Oh goodness---I hope he finds a loving home. Poor guy.


----------



## RikiDaisyDixie (Apr 15, 2008)

*wonder why they don't contact rescue...*

Gosh I wish they wouldn't post on Craig's list and go to HRI instead...


----------



## tikaboo (Aug 9, 2008)

Rikidaisy said:


> Gosh I wish they wouldn't post on Craig's list and go to HRI instead...
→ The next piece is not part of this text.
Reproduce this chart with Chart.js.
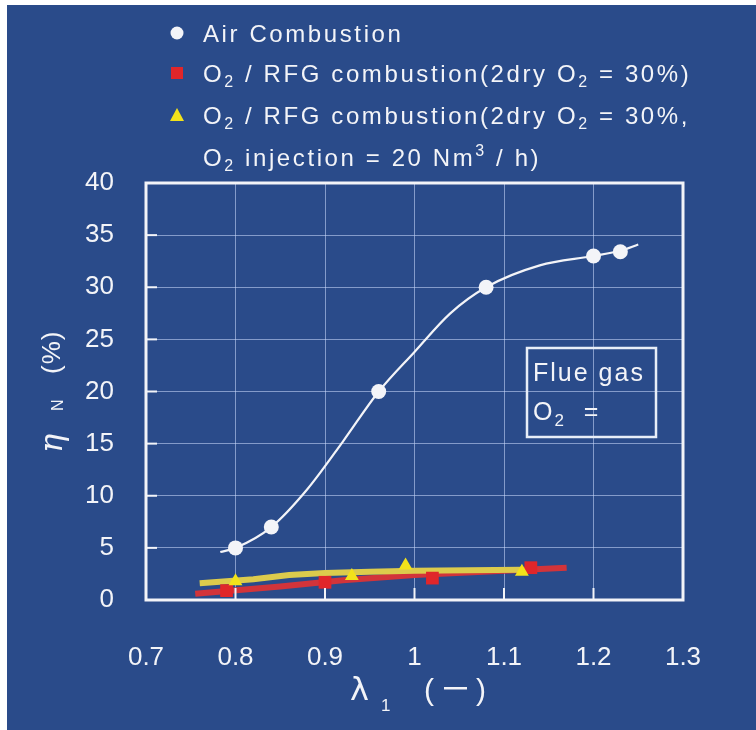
<!DOCTYPE html>
<html>
<head>
<meta charset="utf-8">
<script src="https://cdn.jsdelivr.net/npm/chart.js@4.4.1/dist/chart.umd.min.js"></script>
<style>
html,body{margin:0;padding:0;background:#ffffff;}
canvas{display:block;}
</style>
</head>
<body>
<canvas id="c" width="756" height="730" style="width:756px;height:730px"></canvas>
<script>
// ---- data ----
const xTickLabels = ['0.7','0.8','0.9','1','1.1','1.2','1.3'];
const yTickLabels = ['0','5','10','15','20','25','30','35','40'];

// Air combustion: measured points and hand-drawn fitted curve
const airX = [0.80, 0.84, 0.96, 1.08, 1.20, 1.23];
const airY = [5.0, 7.0, 20.0, 30.0, 33.0, 33.4];
const airCurveX = [0.783, 0.80, 0.84, 0.88, 0.92, 0.96, 1.00, 1.04, 1.08, 1.14, 1.20, 1.23, 1.25];
const airCurveY = [4.6, 5.0, 7.0, 10.6, 15.2, 20.0, 23.8, 27.5, 30.0, 32.1, 33.0, 33.5, 34.1];

// O2/RFG combustion (2dry O2 = 30%)
const rfgX = [0.79, 0.90, 1.02, 1.13];
const rfgY = [0.9, 1.7, 2.1, 3.1];
const rfgLineX = [0.755, 0.85, 0.92, 1.00, 1.10, 1.17];
const rfgLineY = [0.6, 1.3, 1.9, 2.4, 2.8, 3.1];

// O2/RFG combustion (2dry O2 = 30%, O2 injection = 20 Nm3/h)
const injX = [0.80, 0.93, 0.99, 1.12];
const injY = [1.8, 2.3, 3.3, 2.7];
const injLineX = [0.76, 0.82, 0.86, 0.90, 0.95, 1.00, 1.12];
const injLineY = [1.6, 2.0, 2.4, 2.6, 2.7, 2.8, 2.9];

const pts = (xs, ys) => xs.map((x, i) => ({x: x, y: ys[i]}));

const FONT = '"Liberation Sans", Arial, sans-serif';
const BG = '#2a4b8a';
const WHITE = '#f3f4f8';
const RED = '#e0262a';
const REDLINE = '#d2343a';
const YEL = '#f2e21a';
const YELLINE = '#dccb4c';

function rich(ctx, x, y, parts, base) {
  let cx = x;
  for (const p of parts) {
    const t = p[0], k = p[1] || 'n';
    const size = k === 'n' ? base : Math.round(base * 0.66);
    ctx.font = size + 'px ' + FONT;
    const dy = k === 'sub' ? base * 0.22 : (k === 'sup' ? -base * 0.42 : 0);
    ctx.fillText(t, cx, y + dy);
    cx += ctx.measureText(t).width;
  }
  return cx;
}

const decor = {
  id: 'decor',
  beforeDraw(chart) {
    const ctx = chart.ctx;
    ctx.save();
    ctx.fillStyle = '#ffffff';
    ctx.fillRect(0, 0, chart.width, chart.height);
    ctx.fillStyle = BG;
    ctx.fillRect(7, 5, chart.width - 7, chart.height - 5);
    ctx.restore();
  },
  afterDatasetsDraw(chart) {
    const ctx = chart.ctx;
    const a = chart.chartArea;
    const xs = chart.scales.x, ys = chart.scales.y;
    ctx.save();
    // inward tick marks
    ctx.strokeStyle = WHITE;
    ctx.lineWidth = 2;
    ys.ticks.forEach(t => {
      const py = ys.getPixelForValue(t.value);
      ctx.beginPath(); ctx.moveTo(a.left, py); ctx.lineTo(a.left + 11, py); ctx.stroke();
    });
    xs.ticks.forEach(t => {
      const px = xs.getPixelForValue(t.value);
      ctx.beginPath(); ctx.moveTo(px, a.bottom); ctx.lineTo(px, a.bottom - 12); ctx.stroke();
    });
    // frame
    ctx.lineWidth = 3;
    ctx.strokeRect(a.left, a.top, a.right - a.left, a.bottom - a.top);

    // Flue gas box
    ctx.lineWidth = 2.5;
    ctx.strokeStyle = '#e8eef8';
    ctx.strokeRect(527, 348, 129, 89);
    ctx.fillStyle = WHITE;
    ctx.textBaseline = 'alphabetic';
    ctx.textAlign = 'left';
    ctx.letterSpacing = '2px';
    rich(ctx, 533, 381, [['Flue gas']], 25);
    rich(ctx, 533, 420, [['O'], ['2', 'sub'], ['  =']], 25);

    // legend
    ctx.letterSpacing = '2.6px';
    const lx = 203;
    rich(ctx, lx, 42, [['Air Combustion']], 24);
    rich(ctx, lx, 82, [['O'], ['2', 'sub'], [' / RFG combustion(2dry O'], ['2', 'sub'], [' = 30%)']], 24);
    rich(ctx, lx, 124, [['O'], ['2', 'sub'], [' / RFG combustion(2dry O'], ['2', 'sub'], [' = 30%,']], 24);
    rich(ctx, lx, 166, [['O'], ['2', 'sub'], [' injection = 20 Nm'], ['3', 'sup'], [' / h)']], 24);
    ctx.letterSpacing = '0px';
    // legend markers
    ctx.fillStyle = WHITE;
    ctx.beginPath(); ctx.arc(177, 33, 6.5, 0, Math.PI * 2); ctx.fill();
    ctx.fillStyle = RED;
    ctx.fillRect(171, 67, 12, 12);
    ctx.fillStyle = YEL;
    ctx.beginPath(); ctx.moveTo(177, 108); ctx.lineTo(184, 121); ctx.lineTo(170, 121); ctx.closePath(); ctx.fill();

    // x axis title: lambda_1 (-)
    ctx.fillStyle = WHITE;
    ctx.font = '32px "DejaVu Sans", sans-serif';
    ctx.fillText('λ', 350, 700);
    ctx.font = '17px ' + FONT;
    ctx.fillText('1', 381, 711);
    ctx.font = '30px ' + FONT;
    ctx.fillText('(', 424, 700);
    ctx.fillText(')', 476, 700);
    ctx.fillRect(444, 687, 23, 2.5);

    // y axis title: eta_N (%)
    ctx.translate(62, 453);
    ctx.rotate(-Math.PI / 2);
    ctx.font = 'italic 32px "DejaVu Serif", serif';
    ctx.fillText('η', 0, 0);
    ctx.font = '16px ' + FONT;
    ctx.fillText('N', 42, 1);
    ctx.font = '26px ' + FONT;
    ctx.letterSpacing = '1px';
    ctx.fillText('(%)', 79, -2);
    ctx.restore();
  }
};

new Chart(document.getElementById('c'), {
  type: 'scatter',
  data: {
    datasets: [
      { label: 'Air Combustion', data: pts(airX, airY), showLine: false,
        pointStyle: 'circle', pointRadius: 7.5, backgroundColor: WHITE, borderWidth: 0, order: 1 },
      { label: 'O2/RFG combustion(2dry O2 = 30%)', data: pts(rfgX, rfgY), showLine: false,
        pointStyle: 'rect', pointRadius: 9, backgroundColor: RED, borderWidth: 0, order: 2 },
      { label: 'O2/RFG combustion(2dry O2 = 30%, O2 injection = 20 Nm3/h)', data: pts(injX, injY), showLine: false,
        pointStyle: 'triangle', pointRadius: 8, backgroundColor: YEL, borderWidth: 0, order: 0 },
      { label: 'air fit', data: pts(airCurveX, airCurveY), showLine: true, pointRadius: 0,
        borderColor: WHITE, borderWidth: 2.2, cubicInterpolationMode: 'monotone', order: 5 },
      { label: 'inj line', data: pts(injLineX, injLineY), showLine: true, pointRadius: 0,
        borderColor: YELLINE, borderWidth: 6, tension: 0, order: 6 },
      { label: 'rfg line', data: pts(rfgLineX, rfgLineY), showLine: true, pointRadius: 0,
        borderColor: REDLINE, borderWidth: 6, tension: 0, order: 7 }
    ]
  },
  options: {
    responsive: false,
    animation: false,
    events: [],
    layout: { padding: { top: 183, right: 73, bottom: 0, left: 0 } },
    plugins: { legend: { display: false }, tooltip: { enabled: false } },
    scales: {
      x: {
        type: 'linear', min: 0.7, max: 1.3,
        afterFit(s) { s.height = 130; },
        afterBuildTicks(s) { s.ticks = xTickLabels.map(v => ({ value: parseFloat(v) })); },
        ticks: {
          color: WHITE, padding: 42, font: { family: FONT, size: 26 },
          maxRotation: 0, autoSkip: false,
          callback: (v, i) => xTickLabels[i]
        },
        grid: { color: 'rgba(205,222,255,0.55)', lineWidth: 1, drawTicks: false },
        border: { display: false }
      },
      y: {
        type: 'linear', min: 0, max: 40,
        afterFit(s) { s.width = 146; },
        afterBuildTicks(s) { s.ticks = yTickLabels.map(v => ({ value: parseFloat(v) })); },
        ticks: {
          color: WHITE, padding: 32, font: { family: FONT, size: 26 },
          autoSkip: false,
          callback: (v, i) => yTickLabels[i]
        },
        grid: { color: 'rgba(205,222,255,0.55)', lineWidth: 1, drawTicks: false },
        border: { display: false }
      }
    }
  },
  plugins: [decor]
});
</script>
</body>
</html>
I sent her the HRI link and told her they would help find the best family possible for the little guy or a foster family in the mean time.


----------



## Posh's Mom (Dec 20, 2007)

tikaboo said:


> I sent her the HRI link and told her they would help find the best family possible for the little guy or a foster family in the mean time.


Good job!eace:


----------



## Perugina (May 28, 2008)

I really wanted a rescue; however, I found Sophie on Craigslist. She was the last of her litter and the breeder was going to keep her but then lost her job. She decided she couldn't keep a fourth Hav, along with her collie and aussie shepherd. We bought her in December when she was four months old. It was destiny! I was up very early on a Sunday morning because I couldn't sleep. Lori was also up early and had just put up the add. I responded right away and and told her we were going to Hudsonville that day to visit my parents and could I stop by to see her pup. We saw her that same day and fell in love with her. Later she told me I was the first to answer her add and she had a ton of inquiries after me. I'm so glad I was able see her and claim her first! It was just icing on the cake that she was a sable, my favorite!


----------



## Scooter's Family (May 23, 2008)

OMG Amy, DH is gonna kill me. I've taught my kids to say, "IWAP", whenever DH comes in the room. I'm sending him the link but I don't think he's gonna go for it. Worth a try though...


----------



## Flynn Gentry-Taylor (Jan 17, 2008)

Posh's Mom said:


> http://atlanta.craigslist.org/pet/822238921.html


Ann, it would not open for me!


----------



## Flynn Gentry-Taylor (Jan 17, 2008)

Flynn Gentry-Taylor said:


> Ann, it would not open for me!


opps. ot was an old post


----------



## Sheri (Oct 11, 2008)

Maybe they got him to HRI? (The link doesn't work...)


----------



## RikiDaisyDixie (Apr 15, 2008)

*I think he is in HRI*

Cannot tell details, but I believe they have him.


----------



## Scooter's Family (May 23, 2008)

That was an old link but there was a new one on Petfinder, same as Linda, no details but I think he's safe.


----------